* START *
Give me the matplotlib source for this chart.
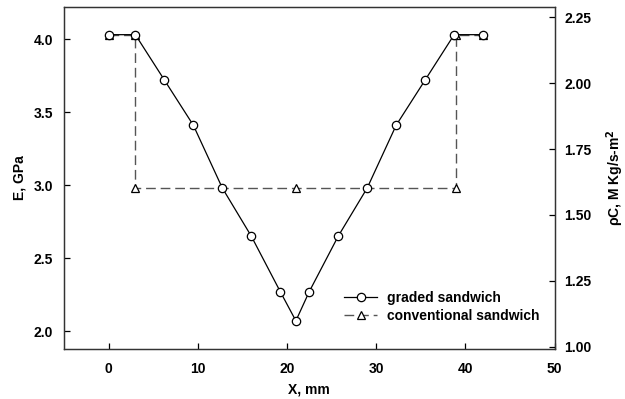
import matplotlib
matplotlib.use("Agg")
import matplotlib.pyplot as plt

plt.rcParams['font.family'] = ['Liberation Sans', 'DejaVu Sans']
plt.rcParams['font.weight'] = 'bold'
plt.rcParams['font.size'] = 10

# graded sandwich: modulus profile through the thickness
x_graded = [0, 3, 6.25, 9.5, 12.75, 16, 19.25, 21, 22.5, 25.75, 29, 32.25, 35.5, 38.75, 42]
E_graded = [4.03, 4.03, 3.72, 3.41, 2.98, 2.65, 2.27, 2.07, 2.27, 2.65, 2.98, 3.41, 3.72, 4.03, 4.03]

# conventional sandwich: step profile
x_conv = [0, 3, 3, 21, 39, 39, 42]
E_conv = [4.03, 4.03, 2.98, 2.98, 2.98, 4.03, 4.03]

x_ticks = [0, 10, 20, 30, 40, 50]
E_ticks = [2.0, 2.5, 3.0, 3.5, 4.0]
rhoC_ticks = [1.00, 1.25, 1.50, 1.75, 2.00, 2.25]

fig = plt.figure(figsize=(6.25, 3.99), dpi=100)
ax = fig.add_axes([0.1024, 0.1253, 0.7848, 0.8577])

ax.plot(x_graded, E_graded, color='black', lw=0.9, marker='o', ms=6,
        mfc='white', mec='black', mew=0.9, label='graded sandwich', zorder=3)
ax.plot(x_conv, E_conv, color='#555555', lw=1.0, ls=(0, (7, 3.5)), marker='^', ms=6,
        mfc='white', mec='black', mew=0.9, label='conventional sandwich', zorder=2)

ax.set_xlim(-5, 50)
ax.set_ylim(1.877, 4.221)
ax.set_xticks(x_ticks)
ax.set_yticks(E_ticks)
ax.set_yticklabels([f'{v:.1f}' for v in E_ticks])
ax.tick_params(direction='in', length=4, width=0.9, labelsize=10)
ax.tick_params(axis='x', pad=9)
ax.tick_params(axis='y', pad=8)
ax.set_xlabel('X, mm', fontweight='bold', fontsize=10, labelpad=5)
ax.set_ylabel('E, GPa', fontweight='bold', fontsize=10, labelpad=5)

ax2 = ax.twinx()
ax2.set_ylim(0.991, 2.29)
ax2.set_yticks(rhoC_ticks)
ax2.set_yticklabels([f'{v:.2f}' for v in rhoC_ticks])
ax2.tick_params(direction='in', length=4, width=0.9, labelsize=10, pad=7)
ax2.set_ylabel('ρC, M Kg/s-m$^\\mathbf{2}$', fontweight='bold', fontsize=10, labelpad=9)

for a in (ax, ax2):
    for s in a.spines.values():
        s.set_linewidth(0.9)
        s.set_color('#333333')

ax.legend(loc='lower right', bbox_to_anchor=(0.995, 0.04), frameon=False,
          fontsize=10, handlelength=2.4, handletextpad=0.7, labelspacing=0.25)

fig.savefig('out.png', dpi=100)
* END *
#### [EXERCISE]
Drop the images and repeat the data exactly.

#### [CORRECT OUTPUT]
Give me the matplotlib source for this chart.
import matplotlib
matplotlib.use("Agg")
import matplotlib.pyplot as plt

plt.rcParams['font.family'] = ['Liberation Sans', 'DejaVu Sans']
plt.rcParams['font.weight'] = 'bold'
plt.rcParams['font.size'] = 10

# graded sandwich: modulus profile through the thickness
x_graded = [0, 3, 6.25, 9.5, 12.75, 16, 19.25, 21, 22.5, 25.75, 29, 32.25, 35.5, 38.75, 42]
E_graded = [4.03, 4.03, 3.72, 3.41, 2.98, 2.65, 2.27, 2.07, 2.27, 2.65, 2.98, 3.41, 3.72, 4.03, 4.03]

# conventional sandwich: step profile
x_conv = [0, 3, 3, 21, 39, 39, 42]
E_conv = [4.03, 4.03, 2.98, 2.98, 2.98, 4.03, 4.03]

x_ticks = [0, 10, 20, 30, 40, 50]
E_ticks = [2.0, 2.5, 3.0, 3.5, 4.0]
rhoC_ticks = [1.00, 1.25, 1.50, 1.75, 2.00, 2.25]

fig = plt.figure(figsize=(6.25, 3.99), dpi=100)
ax = fig.add_axes([0.1024, 0.1253, 0.7848, 0.8577])

ax.plot(x_graded, E_graded, color='black', lw=0.9, marker='o', ms=6,
        mfc='white', mec='black', mew=0.9, label='graded sandwich', zorder=3)
ax.plot(x_conv, E_conv, color='#555555', lw=1.0, ls=(0, (7, 3.5)), marker='^', ms=6,
        mfc='white', mec='black', mew=0.9, label='conventional sandwich', zorder=2)

ax.set_xlim(-5, 50)
ax.set_ylim(1.877, 4.221)
ax.set_xticks(x_ticks)
ax.set_yticks(E_ticks)
ax.set_yticklabels([f'{v:.1f}' for v in E_ticks])
ax.tick_params(direction='in', length=4, width=0.9, labelsize=10)
ax.tick_params(axis='x', pad=9)
ax.tick_params(axis='y', pad=8)
ax.set_xlabel('X, mm', fontweight='bold', fontsize=10, labelpad=5)
ax.set_ylabel('E, GPa', fontweight='bold', fontsize=10, labelpad=5)

ax2 = ax.twinx()
ax2.set_ylim(0.991, 2.29)
ax2.set_yticks(rhoC_ticks)
ax2.set_yticklabels([f'{v:.2f}' for v in rhoC_ticks])
ax2.tick_params(direction='in', length=4, width=0.9, labelsize=10, pad=7)
ax2.set_ylabel('ρC, M Kg/s-m$^\\mathbf{2}$', fontweight='bold', fontsize=10, labelpad=9)

for a in (ax, ax2):
    for s in a.spines.values():
        s.set_linewidth(0.9)
        s.set_color('#333333')

ax.legend(loc='lower right', bbox_to_anchor=(0.995, 0.04), frameon=False,
          fontsize=10, handlelength=2.4, handletextpad=0.7, labelspacing=0.25)

fig.savefig('out.png', dpi=100)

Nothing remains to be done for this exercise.